La cultura en la que nacemos nos condiciona a todos y a todas. Pero a unos nos beneficia más que a otras. Esto es una realidad que difícilmente puede ser ninguneada: son hechos estadísticos.

Pero hay personas que lo niegan. Hay personas que no lo ven. Enarbolan excusas para justificar lo injustificable. Ayer mismo salía la noticia en prensa y televisión de una juez que le preguntaba a una mujer que denunciaba una violación si “había cerrado las piernas”, obligándola a declara que “sí”, como si el mero hecho de presentar un parte de lesiones y una denuncia no fueran suficientes.

A otras personas les resulta más fácil, más simple, el juicio de valor: “eres una feminazi”, te espetan. Como si al articular esas palabras, como si de un conjuro se tratara, esa realidad desapareciera. Pero no desaparece.

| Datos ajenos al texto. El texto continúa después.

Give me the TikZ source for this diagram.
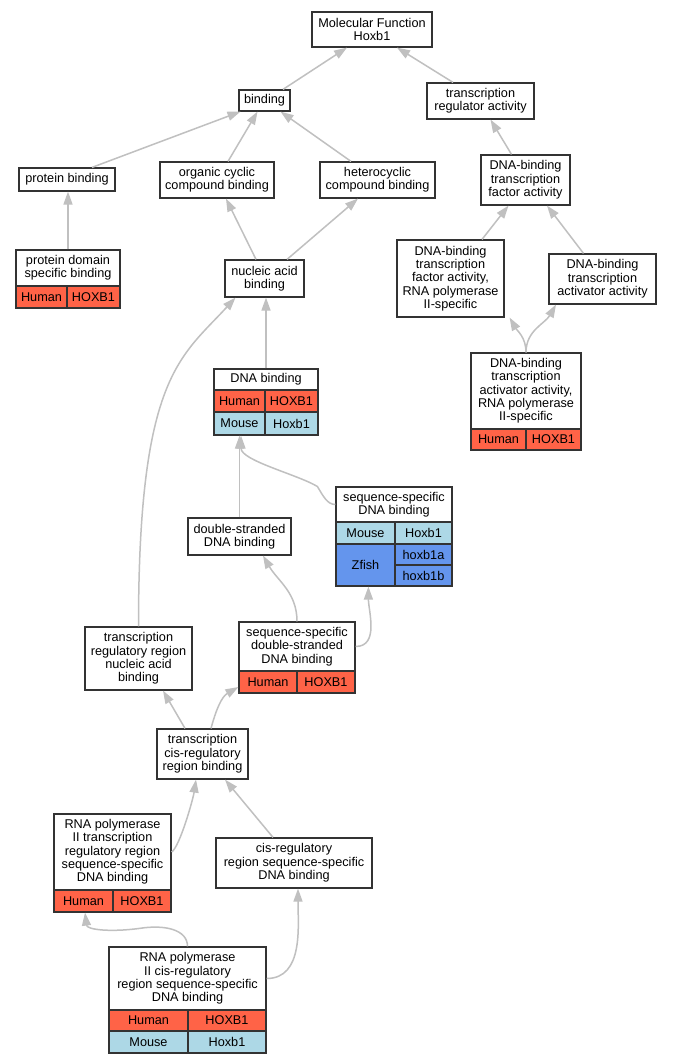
\documentclass[tikz,border=0pt]{standalone}
\usepackage{fontspec}
\setmainfont{Liberation Sans}
\usetikzlibrary{arrows.meta}
\definecolor{tomatoc}{HTML}{FF6347}
\definecolor{lblue}{HTML}{ADD8E6}
\definecolor{cflower}{HTML}{6495ED}
\definecolor{edgec}{HTML}{C0C0C0}
\definecolor{bord}{HTML}{333333}
\newcommand\nodefont{\fontsize{12.7}{13.3}\selectfont}
\newcommand\gbox[7]{\node[box,#6,minimum width=#4pt,minimum height=#5pt] (#1) at (#2,#3) {#7};}
\tikzset{
  box/.style={draw=bord, line width=1.2pt, inner sep=0pt, align=center, font=\nodefont, fill=white},
  hum/.style={fill=tomatoc},
  mou/.style={fill=lblue},
  zf/.style={fill=cflower},
  plain/.style={},
  edge/.style={draw=edgec, line width=1.5pt, -{Triangle[length=13pt,width=9pt,fill=edgec]}},
}
\begin{document}
\begin{tikzpicture}[x=1pt,y=-1pt]
\useasboundingbox (0,0) rectangle (672,1064);
\fill[white] (0,0) rectangle (672,1064);
% nodes
\gbox{mf}{372}{29.5}{120}{35}{plain}{Molecular Function\\Hoxb1}
\gbox{bind}{264.5}{100.5}{51}{21}{plain}{binding}
\gbox{tra}{480.5}{101}{107}{36}{plain}{transcription\\regulator activity}
\gbox{pb}{67}{179.5}{96}{23}{plain}{protein binding}
\gbox{occ}{217}{180}{114}{36}{plain}{organic cyclic\\compound binding}
\gbox{hcc}{377.5}{180}{115}{36}{plain}{heterocyclic\\compound binding}
\gbox{dtf}{525.5}{180}{89}{50}{plain}{DNA-binding\\transcription\\factor activity}
\gbox{pds}{68}{268}{104}{36}{plain}{protein domain\\specific binding}
\gbox{pdsH}{41.5}{297}{51}{22}{hum}{Human}
\gbox{pdsG}{93.5}{297}{53}{22}{hum}{HOXB1}
\gbox{nab}{264.5}{278.5}{79}{37}{plain}{nucleic acid\\binding}
\gbox{dtfii}{450.5}{278.5}{107}{77}{plain}{DNA-binding\\transcription\\factor activity,\\RNA polymerase\\II-specific}
\gbox{dta}{602.5}{279}{107}{50}{plain}{DNA-binding\\transcription\\activator activity}
\gbox{dnab}{266}{379.5}{104}{21}{plain}{DNA binding}
\gbox{dnabH}{239.5}{401}{51}{22}{hum}{Human}
\gbox{dnabG}{291.5}{401}{53}{22}{hum}{HOXB1}
\gbox{dnabM}{239.5}{423.5}{51}{23}{mou}{Mouse}
\gbox{dnabMG}{291.5}{423.5}{53}{23}{mou}{Hoxb1}
\gbox{dtaii}{526}{391}{110}{76}{plain}{DNA-binding\\transcription\\activator activity,\\RNA polymerase\\II-specific}
\gbox{dtaiiH}{498.5}{439.5}{55}{21}{hum}{Human}
\gbox{dtaiiG}{553.5}{439.5}{55}{21}{hum}{HOXB1}
\gbox{ssdb}{394}{504.5}{116}{35}{plain}{sequence-specific\\DNA binding}
\gbox{ssdbM}{365.5}{533}{59}{22}{mou}{Mouse}
\gbox{ssdbMG}{423.5}{533}{57}{22}{mou}{Hoxb1}
\gbox{ssdbZ}{365.5}{565}{59}{42}{zf}{Zfish}
\gbox{ssdbZa}{423.5}{554.5}{57}{21}{zf}{hoxb1a}
\gbox{ssdbZb}{423.5}{575.5}{57}{21}{zf}{hoxb1b}
\gbox{dsdb}{239.5}{536.5}{103}{37}{plain}{double-stranded\\DNA binding}
\gbox{trr}{138.5}{658.5}{107}{63}{plain}{transcription\\regulatory region\\nucleic acid\\binding}
\gbox{ssds}{297}{646.5}{116}{49}{plain}{sequence-specific\\double-stranded\\DNA binding}
\gbox{ssdsH}{268}{682}{58}{22}{hum}{Human}
\gbox{ssdsG}{326}{682}{58}{22}{hum}{HOXB1}
\gbox{tcis}{202.5}{754}{91}{50}{plain}{transcription\\cis-regulatory\\region binding}
\gbox{rtrr}{112.5}{852}{117}{76}{plain}{RNA polymerase\\II transcription\\regulatory region\\sequence-specific\\DNA binding}
\gbox{rtrrH}{83.5}{901}{59}{22}{hum}{Human}
\gbox{rtrrG}{142}{901}{58}{22}{hum}{HOXB1}
\gbox{crss}{294}{863}{156}{50}{plain}{cis-regulatory\\region sequence-specific\\DNA binding}
\gbox{rcis}{187.5}{978.5}{157}{63}{plain}{RNA polymerase\\II cis-regulatory\\region sequence-specific\\DNA binding}
\gbox{rcisH}{148.5}{1020.5}{79}{21}{hum}{Human}
\gbox{rcisG}{227}{1020.5}{78}{21}{hum}{HOXB1}
\gbox{rcisM}{148.5}{1042}{79}{22}{mou}{Mouse}
\gbox{rcisMG}{227}{1042}{78}{22}{mou}{Hoxb1}
% edges
\draw[edge] ([xshift=18.5]bind.north) -- ([xshift=-25]mf.south);
\draw[edge] ([xshift=-27.5]tra.north) -- ([xshift=25]mf.south);
\draw[edge] ([xshift=25]pb.north) -- ([xshift=-24]bind.south);
\draw[edge] ([xshift=11]occ.north) -- ([xshift=-7]bind.south);
\draw[edge] ([xshift=-26.5]hcc.north) -- ([xshift=16]bind.south);
\draw[edge] ([xshift=-14]dtf.north) -- ([xshift=10]tra.south);
\draw[edge] (pds.north) -- (pds.north |- pb.south);
\draw[edge] ([xshift=-8.5]nab.north) -- ([xshift=9]occ.south);
\draw[edge] ([xshift=22.5]nab.north) -- ([xshift=-19.5]hcc.south);
\draw[edge] ([xshift=31.5]dtfii.north) -- ([xshift=-17]dtf.south);
\draw[edge] ([xshift=-19]dta.north) -- ([xshift=21.5]dtf.south);
\draw[edge] (dtaii.north) to[out=90,in=-60] ([xshift=5]dtfii.south east);
\draw[edge] (dtaii.north) to[out=90,in=-120] ([xshift=-46.5]dta.south);
\draw[edge] (dnab.north) -- (dnab.north |- nab.south);
\draw[edge] (ssdb.west) .. controls +(-8,0) and +(6,10) .. ++(-18,-18) .. controls +(-20,-12) and +(0,25) .. ([xshift=1.5]dnabM.south);
\draw[edge] (dsdb.north) -- (dsdb.north |- dnabM.south);
\draw[edge] (trr.north) .. controls +(0,-250) and +(-55,60) .. ([xshift=-29]nab.south);
\draw[edge] (ssds.east) to[out=0,in=-90] ([xshift=-26]ssdbZb.south west);
\draw[edge] (ssds.north) to[out=90,in=-60] ([xshift=23.5]dsdb.south);
\draw[edge] ([xshift=-17.5]tcis.north) -- ([xshift=24.5]trr.south);
\draw[edge] ([xshift=8.5]tcis.north) to[out=75,in=-150] ([yshift=-5]ssdsH.west);
\draw[edge] (rtrr.east) .. controls +(8,-5) and +(-3,20) .. ([xshift=-6.5]tcis.south);
\draw[edge] ([xshift=-21]crss.north) -- ([xshift=22.5]tcis.south);
\draw[edge] (rcis.north) .. controls +(0,-17) and +(25,-4) .. ++(-48,-18) .. controls +(-30,4) and +(2,17) .. ([xshift=1.5]rtrrH.south);
\draw[edge] (rcis.east) to[out=0,in=-90] ([xshift=4]crss.south);
\end{tikzpicture}
\end{document}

Como educadores y educadoras debemos ser conscientes de esta realidad: podemos luchar desde postulados laicos por extirpar de nuestras aulas todo síntoma, toda manifestación de machismo; podemos, también, aprobar planes tendentes a formar al profesorado y modificar los libros de texto, para hacer del lenguaje común una herramienta a favor del lenguaje emocional y asertivo. Pero, al salir de clase, esos alumnos y alumnas se encontrarán en su familia, en la calle, en internet y en televisión con comportamientos machistas, con un modo de vida que beneficia al género masculino, y perjudica al femenino.

Como si de unas gafas se tratara, la cultura te hace ver la realidad de un modo particular. Si tus gafas te impiden ver qué es el machismo, serás incapaz de verlo, hasta que no seas capaz de quitarte esas gafas, de mirar con otros ojos.

Ese es el principal objetivo. Podemos insistir en mostrar una realidad más justa y solidaria, pero será en vano. Pongamos todas nuestras energías en mostrar que otro modo de ver la realidad es posible. Sin imposiciones, ni dogmatismos. Y el cambio se producirá solo.

Pero no seamos ingenuos. Para ello, son muchas las barreras que habrá que derribar. La primera, la religión debe salir de nuestras aulas públicas. La religión es la principal causante de estereotipar a nuestros niños y niñas desde la educación infantil, inculcándoles un modo de entender la realidad maniqueo y patriarcal.